A motion for a new trial was overruled, and Ingalls prayed for and obtained an appeal.

M. McConnel, for appellant.

A demand was necessary; and where trover and conversion will not lie, this suit will not. Sevier v. Dingle, 4 Greenl. Rep. 306; Beebe v. Bunn, 3 Eng. (Ark.) Rep. 510.

An absolute refusal is necessary in an action of trover and conversion. 5 Stewart & Porter, 383.

Where a demand Was made by an agent, it must appear that he is duly authorized, or the property may be refused, if the party is not reasonably satisfied that the application is made by one duly authorized. The agent should have a written authority. Watts v. Porter, 2 Mason’s Rep. 77; 1 Chitty’s Plead. 180, 181, 183, 184; 2 Saunders’s Rep. 472, 474, note (m); 2 Bos. & Pul. 403, 404, note (a) (b.)

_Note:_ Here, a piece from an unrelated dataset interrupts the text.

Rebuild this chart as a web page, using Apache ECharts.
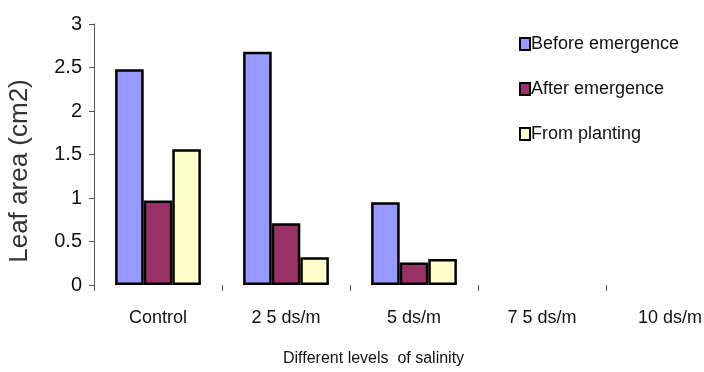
<!DOCTYPE html>
<html><head><meta charset="utf-8">
<script src="https://cdn.jsdelivr.net/npm/echarts@6/dist/echarts.min.js"></script>
<style>html,body{margin:0;padding:0;background:#fff}#c{width:704px;height:372px}</style>
</head><body><div id="c"></div>
<script>
const categories = ['Control', '2 5 ds/m', '5 ds/m', '7 5 ds/m', '10 ds/m'];
const beforeEmergence = [2.48, 2.68, 0.95, null, null];
const afterEmergence = [0.97, 0.71, 0.26, null, null];
const fromPlanting = [1.56, 0.32, 0.30, null, null];
const yTicks = [0, 0.5, 1, 1.5, 2, 2.5, 3];
const seriesNames = ['Before emergence', 'After emergence', 'From planting'];
const yAxisTitle = 'Leaf area (cm2)';
const xAxisTitle = 'Different levels  of salinity';

const F = '"Liberation Sans", Arial, sans-serif';
const chart = echarts.init(document.getElementById('c'));
const mk = (name, data, color) => ({
  name, type: 'bar', data, barGap: 0, barCategoryGap: '33%',
  itemStyle: { color, borderColor: '#000', borderWidth: 2.5 }
});
chart.setOption({
  animation: false,
  grid: { left: 94, top: 24, width: 640, height: 261, containLabel: false, outerBoundsMode: 'none' },
  legend: {
    orient: 'vertical', left: 514, top: 30, itemWidth: 10, itemHeight: 12, itemGap: 27,
    icon: 'rect',
    textStyle: { fontFamily: F, fontSize: 18, color: '#111', padding: [0, 0, 0, -4] },
    data: seriesNames.map(n => ({ name: n, itemStyle: { borderColor: '#000', borderWidth: 2 } }))
  },
  xAxis: {
    type: 'category', data: categories,
    axisLine: { show: false },
    axisTick: { show: true, alignWithLabel: false, length: 6, lineStyle: { color: '#555' } },
    axisLabel: { fontFamily: F, fontSize: 18, color: '#111', margin: 24 }
  },
  yAxis: {
    type: 'value', min: 0, max: 3, interval: 0.5,
    axisLine: { show: true, lineStyle: { color: '#555', width: 1 } },
    axisTick: { show: true, length: 5, lineStyle: { color: '#555' } },
    splitLine: { show: false },
    axisLabel: { fontFamily: F, fontSize: 20, color: '#111', margin: 12,
      formatter: v => yTicks.includes(v) ? String(v) : '' }
  },
  graphic: [{
    type: 'text', left: 283, top: 351,
    style: { text: xAxisTitle, font: '16px "Liberation Sans", Arial, sans-serif', fill: '#111' }
  }, {
    type: 'text', x: 20, y: 171, rotation: Math.PI / 2,
    style: { text: yAxisTitle, font: '26px "Liberation Sans", Arial, sans-serif', fill: '#333',
      align: 'center', verticalAlign: 'middle' }
  }],
  series: [
    mk(seriesNames[0], beforeEmergence, '#9999FF'),
    mk(seriesNames[1], afterEmergence, '#993366'),
    mk(seriesNames[2], fromPlanting, '#FFFFCC')
  ]
});
</script></body></html>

*317A demand and refusal must be absolute, not evasive merely. It must be an unqualified refusal. J. Bouvier’s Bacon’s Ab. 637, 639.

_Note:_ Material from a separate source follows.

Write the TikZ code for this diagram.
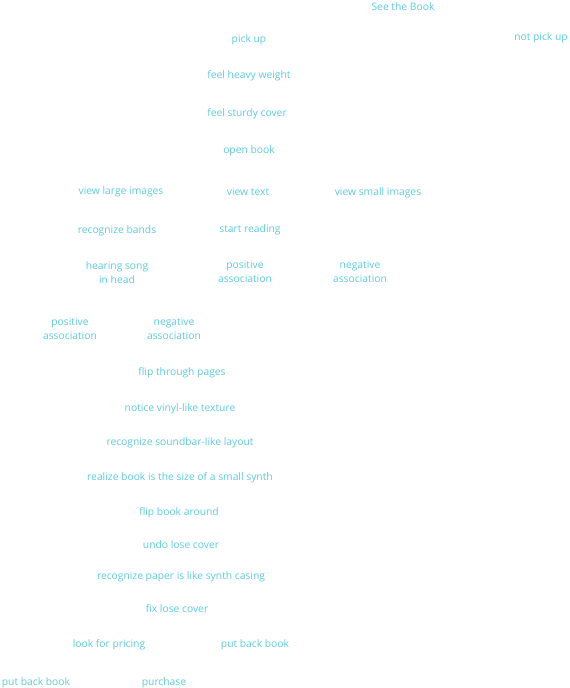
\documentclass[tikz,border=0pt]{standalone}
\usepackage{fontspec}
\setmainfont{Open Sans}
\definecolor{lbl}{HTML}{5CCADC}
\begin{document}
\begin{tikzpicture}[x=1pt,y=-1pt,
  lab/.style={text=lbl,font=\fontsize{10.3}{14}\selectfont,inner sep=0pt,align=center,yshift=-1.7pt}]
\useasboundingbox (0,0) rectangle (570,688);
\node[lab] (see) at (403,5) {See the Book};
\node[lab] (pick) at (249,38) {pick up};
\node[lab] (notpick) at (541,36) {not pick up};
\node[lab] (heavy) at (249,74) {feel heavy weight};
\node[lab] (sturdy) at (247,112) {feel sturdy cover};
\node[lab] (open) at (249,149) {open book};
\node[lab] (large) at (121,190) {view large images};
\node[lab] (text) at (248,190) {view text};
\node[lab] (small) at (378,191) {view small images};
\node[lab] (bands) at (117,229) {recognize bands};
\node[lab] (reading) at (250,228) {start reading};
\node[lab] (song) at (117,271) {hearing song\\in head};
\node[lab] (pos1) at (245,270) {positive\\association};
\node[lab] (neg1) at (360,270) {negative\\association};
\node[lab] (pos2) at (70,327) {positive\\association};
\node[lab] (neg2) at (174,327) {negative\\association};
\node[lab] (flip) at (182,371) {flip through pages};
\node[lab] (vinyl) at (180,407) {notice vinyl-like texture};
\node[lab] (soundbar) at (180,441) {recognize soundbar-like layout};
\node[lab] (synth) at (180,476) {realize book is the size of a small synth};
\node[lab] (around) at (179,511) {flip book around};
\node[lab] (undo) at (181,543) {undo lose cover};
\node[lab] (paper) at (181,575) {recognize paper is like synth casing};
\node[lab] (fix) at (177,607) {fix lose cover};
\node[lab] (pricing) at (109,643) {look for pricing};
\node[lab] (back1) at (255,643) {put back book};
\node[lab] (back2) at (36,681) {put back book};
\node[lab] (purchase) at (164,681) {purchase};
\end{tikzpicture}
\end{document}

D. A. Smith, for appellee.

Catón, J.

This was an action of replevin in the detinet alone, and it was undoubtedly necessary for the plaintiff to prove a demand and refusal, in order to establish an unlawful detention by the defendant. The officer testified that, at the time he executed the writ, the defendant told him that the plaintiff had sent a negro boy and another boy down after the horse, but that he would let neither of them have him; but that, if Bulkley had come himself after him, and paid all damages, he should have had him ; that he did not consider the demand of the boys legal or good; that he did not know any thing about the boys; that these boys were mere minors. The second instruction given for the plaintiff was as follows: “ That the age or color of the plaintiff’s agent, or the doubts of the defendant as to the authority of the agent, can have no legal influence in the decision of this case.” This instruction, we have no doubt, was erroneous. It took from the jury the decision of the question, whether the defendant refused to deliver the horse to the boys because he reasonably doubted their authority to receive him for the' plaintiff. Unless he was reasonably convinced that they had such authority to demand the horse, he iwas not bound to deliver him to them, and his refusal to do so would not make the detention unlawful. In this action, for the unlawful detention alone, the same proof was required which would have been necessary had the action been for trover and conversion. Beebe v. Bunn, 3 Eng. (Ark.) Rep. 565.

Notwithstanding the case of Watts v. Porter, (2 Mason, 77,) we will not say that the authority of the agent should have been in writing; but then, the, circumstances showing their authority should have been such as a prudent man would have acted upon, knowing that he would have been responsible for the horse, if delivered to a person who had not authority to receive him. That was a question for the jury to determine, and should *318have been, submitted to their consideration. The doubts of the defendant, as to that authority, certainly had something to do with the case. It is true that, at the time of the service of the writ, the defendant admits that the plaintiff had sent the boys for the horse; but that does not show that he was convinced of that fact at the time of the demand. It is also true, that the defendant seems to have entertained in his own mind an intention to retain the horse till his damages were paid; but such intention, of itself, would not make the detention unlawful, until he refused to deliver him upon a demand made by the plaintiff himself, or by an agent, whom the defendant believed was authorized to receive him; and that he had doubts on that subject seems to be indicated from his remark, — that he did not know any thing about the boys. At all events, there was evidence on that subject which should have been submitted' to the jury for their consideration.

The judgment of the Circuit Court is reversed, and the cause remanded. Judgment reversed.